I’m having a Blue Day; something that’s not happened in quite some time. (Think the last Blue Day I had was in March.) There’s nothing to be done about it which I’ve not tried to do already. I’ve always kept myself busy as sort of a general rule of thumb about how I want to live my life…and when I sense the coming onslaught of a Blue Day, I usually work doubly hard to be even more busy than the norm (hence the mania of posts and energy as of late).
This time it’s not worked, and so here I am firmly entrenched in my Blue Day. Weather seems to agree with my mood as it is pissing rain, cloudy and cold. Seated in Bridgehead earlier today, I had to control myself so as to not cry into my latté. I made it to the washroom and sniffled quietly away as I reapplied my lip-gloss.
I’ve already watched the entirety of Season 6 of Lorelai & Rori and have nothing warm to cozy up to this night. Mum’s in Dubai for the next three weeks and although I have the full of 24 hours a day to do anything my heart desires, I have no desire to do a thing.
It’s moments such as these when I wish a boy would close the world, pull me in, cover me up and tell me everything was going to be ok.
Bet you have never had me pegged for such a completely foolish romantic.
8 Comments:
mayport said…
You will meet that right man one day, and then…. Love is the only game where two can play and both can win.
Wed Oct 11, 03:47:00 PM
Tommy of The Gays said…
I always had you pegged for a “completely foolish romantic” and that’s why I fell in love with you, bitch!
Mayport’s right and any straight man would be a fool not to play this game with YOU!!!! I hope you see pink soon.
Tommy of The Gays
Wed Oct 11, 04:43:00 PM
Lisa said…
Maybe it’s time to go lingerie shopping or jewellery shopping or tea/coffee boutique shopping.
…or embrace the blue by renting some sappy dvd’s…the kind that are sad so you can have a good cry but also heartwarming/funny ones to make the blue a slightly warmer shade.
Lisa’s recommendations:
Simon Birch
The Notebook
While You Were Sleeping
Legend of 1900
Rudy
Pride & Prjudice
Addicted to Love
Sometimes if you embrace the blue instead of fighting it, it gets bored and moves on.
Thu Oct 12, 11:34:00 AM
A Montreal Paul said…
Blue days….I know about those. I don’t get thwm anywhere near as I used to, thankfully, but almost as importantly, I’ve had to learn to deal with them when they come. I’ve found that the key is to slow down without stopping. Though I’m not enthusistic about doing things, I know that that’s only temporary, and doing nothing makes things worse, so I keep going- but I don’t punish myself by pushing myself too hard. I also find that contemplative exercise, like swimming and long walks, helps.
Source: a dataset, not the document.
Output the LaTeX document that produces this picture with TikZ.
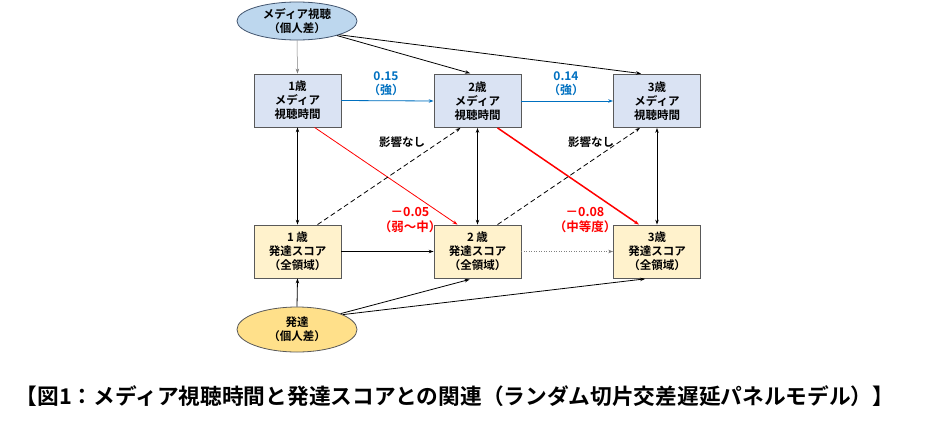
\documentclass[tikz,border=0pt]{standalone}
\usepackage{fontspec}
\setmainfont{Noto Sans CJK JP}[BoldFont={Noto Sans CJK JP Bold}]
\usetikzlibrary{arrows.meta,calc,shapes.geometric}
\definecolor{mfill}{HTML}{DAE3F3}
\definecolor{efill}{HTML}{BDD7EE}
\definecolor{dfill}{HTML}{FFF2CC}
\definecolor{e2fill}{HTML}{FFE08A}
\definecolor{bord}{HTML}{595959}
\definecolor{eborder}{HTML}{41546E}
\definecolor{bl}{HTML}{0070C0}
\definecolor{rd}{HTML}{FF0000}
\tikzset{
  mbox/.style={draw=bord, fill=mfill, line width=0.8pt, minimum width=87pt, minimum height=53pt, inner sep=0pt, align=center, font=\fontsize{11.5}{14}\selectfont\bfseries},
  dbox/.style={mbox, fill=dfill},
  ell/.style={ellipse, draw=eborder, line width=0.8pt, minimum width=120pt, inner sep=0pt, align=center, font=\fontsize{11.5}{14}\selectfont\bfseries},
  arr/.style={-{Stealth[length=5pt,width=3.5pt]}, line width=0.8pt},
  darr/.style={{Stealth[length=5pt,width=3.5pt]}-{Stealth[length=5pt,width=3.5pt]}, line width=0.8pt},
  lbl/.style={font=\fontsize{11.5}{14}\selectfont\bfseries, align=center, inner sep=0pt},
}
\begin{document}
\begin{tikzpicture}[x=1pt,y=-1pt]
\useasboundingbox (0,0) rectangle (939,426);
\node[ell, fill=efill, minimum height=38pt] (e1) at (297,21) {メディア視聴\\（個人差）};
\node[ell, fill=e2fill, draw=bord, minimum height=45pt] (e2) at (297,329.5) {発達\\（個人差）};

\node[mbox] (m1) at (297.5,100.5) {1歳\\メディア\\視聴時間};
\node[mbox] (m2) at (477.5,101) {2歳\\メディア\\視聴時間};
\node[mbox] (m3) at (657,101) {3歳\\メディア\\視聴時間};

\node[dbox] (d1) at (297.5,251.5) {1 歳\\発達スコア\\（全領域）};
\node[dbox] (d2) at (477.5,251.5) {2 歳\\発達スコア\\（全領域）};
\node[dbox] (d3) at (657,251.5) {3歳\\発達スコア\\（全領域）};

% top ellipse arrows
\draw[arr, line width=0.5pt, draw=gray] (e1.south) -- (m1.north);
\draw[arr, shorten >=3pt] (e1.-20) -- ($(m2.north)+(-4.5,0)$);
\draw[arr, shorten >=4pt] (e1.-18) -- ($(m3.north)+(-12,0)$);

% blue stability paths
\draw[arr, draw=bl, fill=bl] (m1.east) -- (m2.west);
\draw[arr, draw=bl, fill=bl] (m2.east) -- (m3.west);
\node[lbl, text=bl, font=\fontsize{12}{14}\selectfont\bfseries] (l1) at (386,84) {0.15\\（強）};
\node[lbl, text=bl, font=\fontsize{12}{14}\selectfont\bfseries] (l2) at (566,84) {0.14\\（強）};

% vertical correlations
\draw[darr] (m1.south) -- (d1.north);
\draw[darr] (m2.south) -- (d2.north);
\draw[darr] (m3.south) -- (d3.north);

% cross-lagged
\draw[arr, draw=rd, line width=0.8pt] ($(m1.south)+(17,0)$) -- ($(d2.north)+(-20,0)$);
\draw[arr, draw=rd, line width=1.5pt] ($(m2.south)+(20,0)$) -- ($(d3.north)+(-18,0)$);
\draw[arr, dashed, dash pattern=on 5pt off 3pt] ($(d1.north)+(20,0)$) -- ($(m2.south)+(-17,0)$);
\draw[arr, dashed, dash pattern=on 5pt off 3pt] ($(d2.north)+(20,0)$) -- ($(m3.south)+(-17,0)$);

\node[lbl] (n1) at (402,142) {影響なし};
\node[lbl] (n2) at (591,142) {影響なし};
\node[lbl, text=rd, font=\fontsize{12.5}{15}\selectfont\bfseries] (r1) at (410,220) {－0.05\\（弱～中）};
\node[lbl, text=rd, font=\fontsize{12.5}{15}\selectfont\bfseries] (r2) at (585,220) {－0.08\\（中等度）};

% development stability
\draw[arr] (d1.east) -- (d2.west);
\draw[arr, line width=0.5pt, draw=gray, dotted] (d2.east) -- (d3.west);

% bottom ellipse
\draw[arr] (e2.north) -- (d1.south);
\draw[arr, shorten >=4pt] (e2.20) -- ($(d2.south)+(-4,0)$);
\draw[arr, shorten >=4pt] (e2.18) -- ($(d3.south)+(-8,0)$);

\node[font=\fontsize{21.7}{24}\selectfont\bfseries, inner sep=0pt] (cap) at (455,396) {【図1：メディア視聴時間と発達スコアとの関連（ランダム切片交差遅延パネルモデル）】};
\end{tikzpicture}
\end{document}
Anyway, hope it was for just the day.
Fri Oct 13, 08:52:00 AM
just a girl said…
mayport: thank you…that’s sweet. And welcome
Tommy: I saw a little pink yesterday and am seeing more today. It may be a Blue Week, but it’ll pass. They always do…
Lisa: Ooooh, excellent list! I rented *In Her Shoes* but haven’t been able to watch it. I’ve gone out the last couple of nights and hung out with the girls, went home and crashed. I’m pretty much falling asleep at any point in the evening…it’s nice to just cozy up and nap until the next morning. Or not, lol!
And I’ve taken your advice to heart >> embracing the blue and letting it run it’s course. It’S here for a reason and it’s best to just not fight it, I guess. Bizarre thing is I don’t have the energy to write anything at the moment…
Yesterday I went out and bought 4 button downs and a gorgeous blazer. It didn’t really help, but whatever.
a montreal paul: Funny that you say the key is slowing down without stopping. I did that last this happened and it very nearly ruined me, actually. So this time, I’ve been going into overdrive every night until I get home at which point I just completely crash. I don’t know which route is best but I’ll get tired of being out every night soon enough, I think. I’ll let you know how my mind and body react to this excess. Weird thing is I was doing exactly what you mention above last time, and this time I’m going the exact opposite, and as hard as I can.
Which is best will be seen once I’m seeing pink again >> but I’ll let you know what the measured outcome is
(thank you for your post).
xox
m
Fri Oct 13, 12:34:00 PM
Mo said…
How says Blue days are a bad thing? I relish in them when they come, have myself a good cry and cleanse my soul, truly. It’s ok to be sad.
Fri Oct 13, 01:07:00 PM
just a girl said…
God, Mo…not this year…not this time…I just can’t handle it and so am doing everything in my power to avoid it
You’ll get the call when I come crashing down from everything :S
xoxoxoxoxo
m
Sun Oct 15, 08:17:00 PM
maria calvo said…
You gotta do whatever you gotta do to make yourself feel better. If that means going long and hard, then totally do it until you’re all burned out,.